Untuk voluntary delisting, BEI tidak lagi mengatur kewajiban untuk memperoleh persetujuan Rapat Umum Pemegang Saham (RUPS) maupun mengenai perhitungan harga pembelian kembali saham, dengan pertimbangan ketentuan tersebut saat ini telah diatur dalam POJK 3/2021.
Kemudian, ketentuan delisting atas perintah OJK merupakan substansi tambahan sebagai tindak lanjut dari POJK 3/2021. Dalam hal ini, BEI mengatur keterbukaan informasi yang wajib disampaikan oleh Perusahaan Tercatat yang dalam proses delisting akibat perintah OJK untuk melakukan perubahan status menjadi Perseroan yang tertutup.
Selanjutnya, pada ketentuan delisting yang dilakukan karena keputusan Bursa (forced delisting), terdapat perubahan yang cukup signifikan sebagai tindak lanjut dari POJK 3/2021 dan juga penyesuaian dengan kebutuhan terkini.
Poin Perubahan di Peraturan I-N Tentang Delisting
- Kewajiban bagi Perusahaan Tercatat yang telah disuspensi selama 3 bulan berturut-turut untuk menyampaikan keterbukaan informasi kepada publik mengenai rencana pemulihan kondisi Perusahaan Tercatat, dan kewajiban untuk menyampaikan informasi secara berkala mengenai realisasi rencana pemulihan kondisi tersebut setiap 6 bulanan.
- BEI akan mengumumkan potensi delisting bagi Perusahaan Tercatat yang telah disuspensi selama 6 bulan berturut-turut.
- Bagi Perusahaan Tercatat yang telah diputuskan delisting, maka wajib mengumumkan keterbukaan informasi mengenai rencana pembelian kembali saham dalam jangka waktu 1 bulan sejak keputusan delisting sebagaimana dimaksud dalam SEOJK 13/2023.
- Perusahaan Tercatat harus melaksanakan pembelian kembali saham dalam jangka waktu paling lambat sampai dengan efektifnya delisting atau 6 bulan setelah tanggal keterbukaan informasi tersebut. Mekanisme pelaksanaan pembelian kembali saham mengacu pada POJK 3/2021 dan SEOJK 13/2023.
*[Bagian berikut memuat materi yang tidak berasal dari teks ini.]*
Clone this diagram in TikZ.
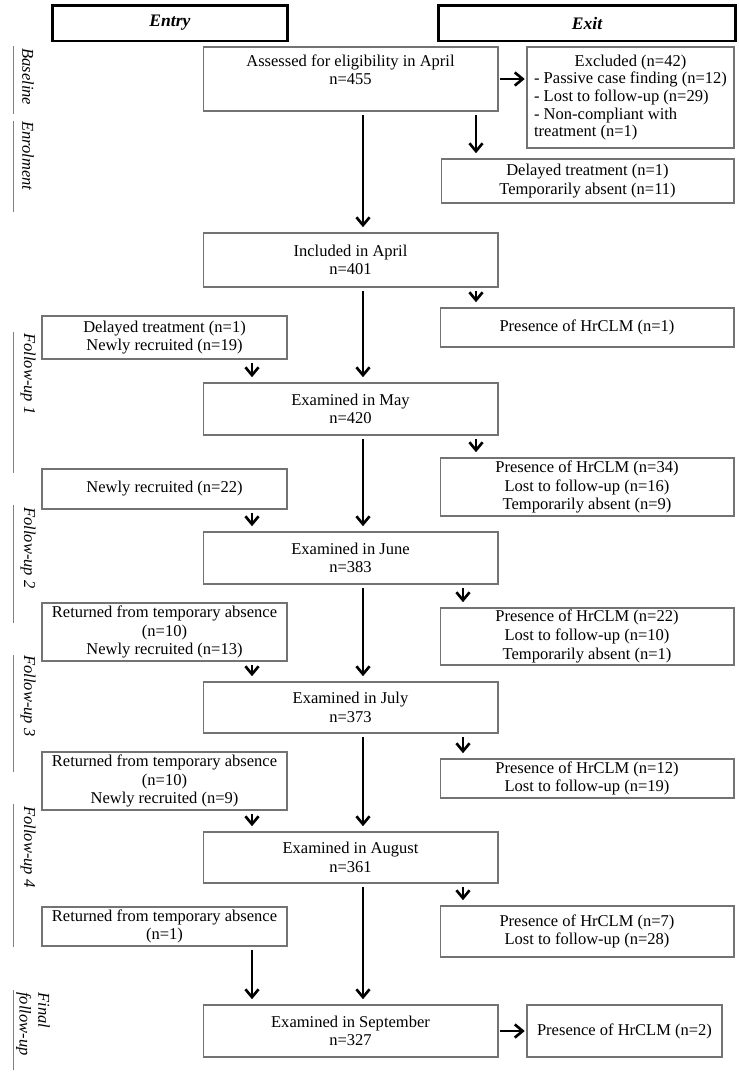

- BEI akan melakukan delisting 6 bulan sejak Perusahaan Tercatat mengumumkan keterbukaan informasi mengenai rencana pembelian kembali saham.
- Dalam kondisi tertentu, BEI dapat menentukan tanggal delisting yang lain berdasarkan surat perintah dari OJK, sebagai bagian dari pelaksanaan kewenangan OJK berdasarkan SEOJK 13/2023.
Sementara itu, pada peraturan ini terdapat pembaruan ketentuan delisting EBUS yang mencakup delisting yang disebabkan karena permohonan Perusahaan Tercatat, keputusan Bursa, maupun pelunasan atas EBUS, atau penyelesaian melalui tindakan korporasi Perusahaan Tercatat.
Pada ketentuan relisting saham terdapat penyederhanaan sehingga suatu saham dapat dicatatkan kembali di Papan Utama, Papan Pengembangan atau Papan Ekonomi Baru, sepanjang memenuhi persyaratan serta prosedur pencatatan sebagaimana diatur pada Peraturan Nomor I-A tentang Pencatatan Saham dan Efek Bersifat Ekuitas Selain Saham yang Diterbitkan oleh Perusahaan Tercatat (bagi Papan Utama dan Pengembangan); dan Peraturan Nomor I-Y tentang Pencatatan Saham dan Efek Bersifat Ekuitas Selain Saham yang Diterbitkan oleh Perusahaan Tercatat di Papan Ekonomi Baru.
Dengan berlakunya Peraturan Nomor I-N ini maka Peraturan Bursa Efek Jakarta Nomor I-I tentang Penghapusan Pencatatan (delisting) dan Pencatatan Kembali (relisting) Saham di Bursa, serta Peraturan Bursa Efek Surabaya Nomor I.A.7 tentang Pembatalan Pencatatan Efek dicabut dan dinyatakan tidak berlaku.
Melalui terbitnya peraturan ini diharapkan lebih memberikan kejelasan bagi publik khususnya investor mengenai tindak lanjut bagi perusahaan-perusahaan yang telah disuspensi selama 24 bulan atau lebih dan dapat meningkatkan pelindungan investor melalui keterbukaan informasi terkait Perusahaan Tercatat yang berpotensi untuk dilakukan delisting.